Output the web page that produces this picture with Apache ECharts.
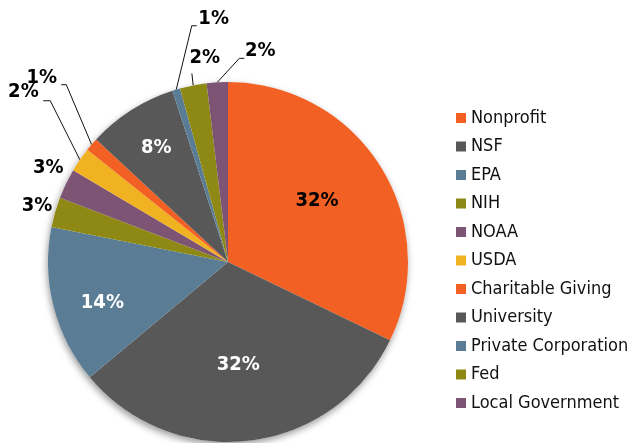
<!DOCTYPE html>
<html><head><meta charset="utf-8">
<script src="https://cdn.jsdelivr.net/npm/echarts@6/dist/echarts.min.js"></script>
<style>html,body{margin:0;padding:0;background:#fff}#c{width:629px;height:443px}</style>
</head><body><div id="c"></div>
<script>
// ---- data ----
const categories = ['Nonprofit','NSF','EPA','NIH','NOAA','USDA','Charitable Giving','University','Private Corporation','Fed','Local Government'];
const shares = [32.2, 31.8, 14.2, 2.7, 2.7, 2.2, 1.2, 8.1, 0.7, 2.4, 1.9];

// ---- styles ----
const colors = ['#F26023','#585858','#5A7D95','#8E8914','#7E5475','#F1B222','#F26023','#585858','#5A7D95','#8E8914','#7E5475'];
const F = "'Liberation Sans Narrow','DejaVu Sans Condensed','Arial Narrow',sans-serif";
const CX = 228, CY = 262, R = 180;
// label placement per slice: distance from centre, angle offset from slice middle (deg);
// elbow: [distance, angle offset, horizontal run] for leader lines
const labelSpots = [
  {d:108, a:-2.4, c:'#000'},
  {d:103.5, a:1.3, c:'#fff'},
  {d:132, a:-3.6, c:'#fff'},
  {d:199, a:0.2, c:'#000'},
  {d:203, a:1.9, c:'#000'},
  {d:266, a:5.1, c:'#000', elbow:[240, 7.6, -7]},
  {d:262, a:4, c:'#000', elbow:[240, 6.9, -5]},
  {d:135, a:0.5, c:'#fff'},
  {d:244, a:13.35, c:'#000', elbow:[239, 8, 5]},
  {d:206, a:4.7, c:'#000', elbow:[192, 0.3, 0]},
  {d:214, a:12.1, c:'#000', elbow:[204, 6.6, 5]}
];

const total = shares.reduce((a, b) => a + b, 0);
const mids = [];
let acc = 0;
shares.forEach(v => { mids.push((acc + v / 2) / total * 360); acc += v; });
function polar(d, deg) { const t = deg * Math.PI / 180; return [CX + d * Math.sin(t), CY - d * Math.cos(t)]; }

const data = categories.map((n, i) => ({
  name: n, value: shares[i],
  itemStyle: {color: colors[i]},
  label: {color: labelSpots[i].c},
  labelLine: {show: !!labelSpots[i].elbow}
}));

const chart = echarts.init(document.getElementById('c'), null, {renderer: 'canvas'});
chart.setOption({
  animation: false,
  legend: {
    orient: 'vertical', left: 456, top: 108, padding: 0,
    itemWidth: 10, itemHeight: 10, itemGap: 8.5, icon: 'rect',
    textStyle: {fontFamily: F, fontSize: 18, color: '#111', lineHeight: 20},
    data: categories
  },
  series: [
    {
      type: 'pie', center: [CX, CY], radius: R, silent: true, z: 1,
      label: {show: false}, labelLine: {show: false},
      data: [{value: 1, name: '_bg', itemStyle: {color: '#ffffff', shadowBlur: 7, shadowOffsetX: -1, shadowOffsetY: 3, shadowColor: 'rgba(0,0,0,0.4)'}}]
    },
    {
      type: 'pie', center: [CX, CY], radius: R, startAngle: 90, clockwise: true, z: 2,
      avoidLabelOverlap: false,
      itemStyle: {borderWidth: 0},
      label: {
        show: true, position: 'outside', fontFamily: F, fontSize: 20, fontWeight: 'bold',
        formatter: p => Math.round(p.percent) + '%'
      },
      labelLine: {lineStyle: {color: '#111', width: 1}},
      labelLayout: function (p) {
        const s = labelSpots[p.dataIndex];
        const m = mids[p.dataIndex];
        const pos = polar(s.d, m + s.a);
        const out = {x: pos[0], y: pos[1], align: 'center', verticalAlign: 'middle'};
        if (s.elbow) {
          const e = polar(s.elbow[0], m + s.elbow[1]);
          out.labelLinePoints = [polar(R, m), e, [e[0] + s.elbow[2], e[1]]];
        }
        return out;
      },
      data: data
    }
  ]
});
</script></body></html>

**YOUR OBJECTIVE**. Repeat the full listing above exactly, with no pictures in the copy.

**SOLUTION FOR THIS TASK**.
Output the web page that produces this picture with Apache ECharts.
<!DOCTYPE html>
<html><head><meta charset="utf-8">
<script src="https://cdn.jsdelivr.net/npm/echarts@6/dist/echarts.min.js"></script>
<style>html,body{margin:0;padding:0;background:#fff}#c{width:629px;height:443px}</style>
</head><body><div id="c"></div>
<script>
// ---- data ----
const categories = ['Nonprofit','NSF','EPA','NIH','NOAA','USDA','Charitable Giving','University','Private Corporation','Fed','Local Government'];
const shares = [32.2, 31.8, 14.2, 2.7, 2.7, 2.2, 1.2, 8.1, 0.7, 2.4, 1.9];

// ---- styles ----
const colors = ['#F26023','#585858','#5A7D95','#8E8914','#7E5475','#F1B222','#F26023','#585858','#5A7D95','#8E8914','#7E5475'];
const F = "'Liberation Sans Narrow','DejaVu Sans Condensed','Arial Narrow',sans-serif";
const CX = 228, CY = 262, R = 180;
// label placement per slice: distance from centre, angle offset from slice middle (deg);
// elbow: [distance, angle offset, horizontal run] for leader lines
const labelSpots = [
  {d:108, a:-2.4, c:'#000'},
  {d:103.5, a:1.3, c:'#fff'},
  {d:132, a:-3.6, c:'#fff'},
  {d:199, a:0.2, c:'#000'},
  {d:203, a:1.9, c:'#000'},
  {d:266, a:5.1, c:'#000', elbow:[240, 7.6, -7]},
  {d:262, a:4, c:'#000', elbow:[240, 6.9, -5]},
  {d:135, a:0.5, c:'#fff'},
  {d:244, a:13.35, c:'#000', elbow:[239, 8, 5]},
  {d:206, a:4.7, c:'#000', elbow:[192, 0.3, 0]},
  {d:214, a:12.1, c:'#000', elbow:[204, 6.6, 5]}
];

const total = shares.reduce((a, b) => a + b, 0);
const mids = [];
let acc = 0;
shares.forEach(v => { mids.push((acc + v / 2) / total * 360); acc += v; });
function polar(d, deg) { const t = deg * Math.PI / 180; return [CX + d * Math.sin(t), CY - d * Math.cos(t)]; }

const data = categories.map((n, i) => ({
  name: n, value: shares[i],
  itemStyle: {color: colors[i]},
  label: {color: labelSpots[i].c},
  labelLine: {show: !!labelSpots[i].elbow}
}));

const chart = echarts.init(document.getElementById('c'), null, {renderer: 'canvas'});
chart.setOption({
  animation: false,
  legend: {
    orient: 'vertical', left: 456, top: 108, padding: 0,
    itemWidth: 10, itemHeight: 10, itemGap: 8.5, icon: 'rect',
    textStyle: {fontFamily: F, fontSize: 18, color: '#111', lineHeight: 20},
    data: categories
  },
  series: [
    {
      type: 'pie', center: [CX, CY], radius: R, silent: true, z: 1,
      label: {show: false}, labelLine: {show: false},
      data: [{value: 1, name: '_bg', itemStyle: {color: '#ffffff', shadowBlur: 7, shadowOffsetX: -1, shadowOffsetY: 3, shadowColor: 'rgba(0,0,0,0.4)'}}]
    },
    {
      type: 'pie', center: [CX, CY], radius: R, startAngle: 90, clockwise: true, z: 2,
      avoidLabelOverlap: false,
      itemStyle: {borderWidth: 0},
      label: {
        show: true, position: 'outside', fontFamily: F, fontSize: 20, fontWeight: 'bold',
        formatter: p => Math.round(p.percent) + '%'
      },
      labelLine: {lineStyle: {color: '#111', width: 1}},
      labelLayout: function (p) {
        const s = labelSpots[p.dataIndex];
        const m = mids[p.dataIndex];
        const pos = polar(s.d, m + s.a);
        const out = {x: pos[0], y: pos[1], align: 'center', verticalAlign: 'middle'};
        if (s.elbow) {
          const e = polar(s.elbow[0], m + s.elbow[1]);
          out.labelLinePoints = [polar(R, m), e, [e[0] + s.elbow[2], e[1]]];
        }
        return out;
      },
      data: data
    }
  ]
});
</script></body></html>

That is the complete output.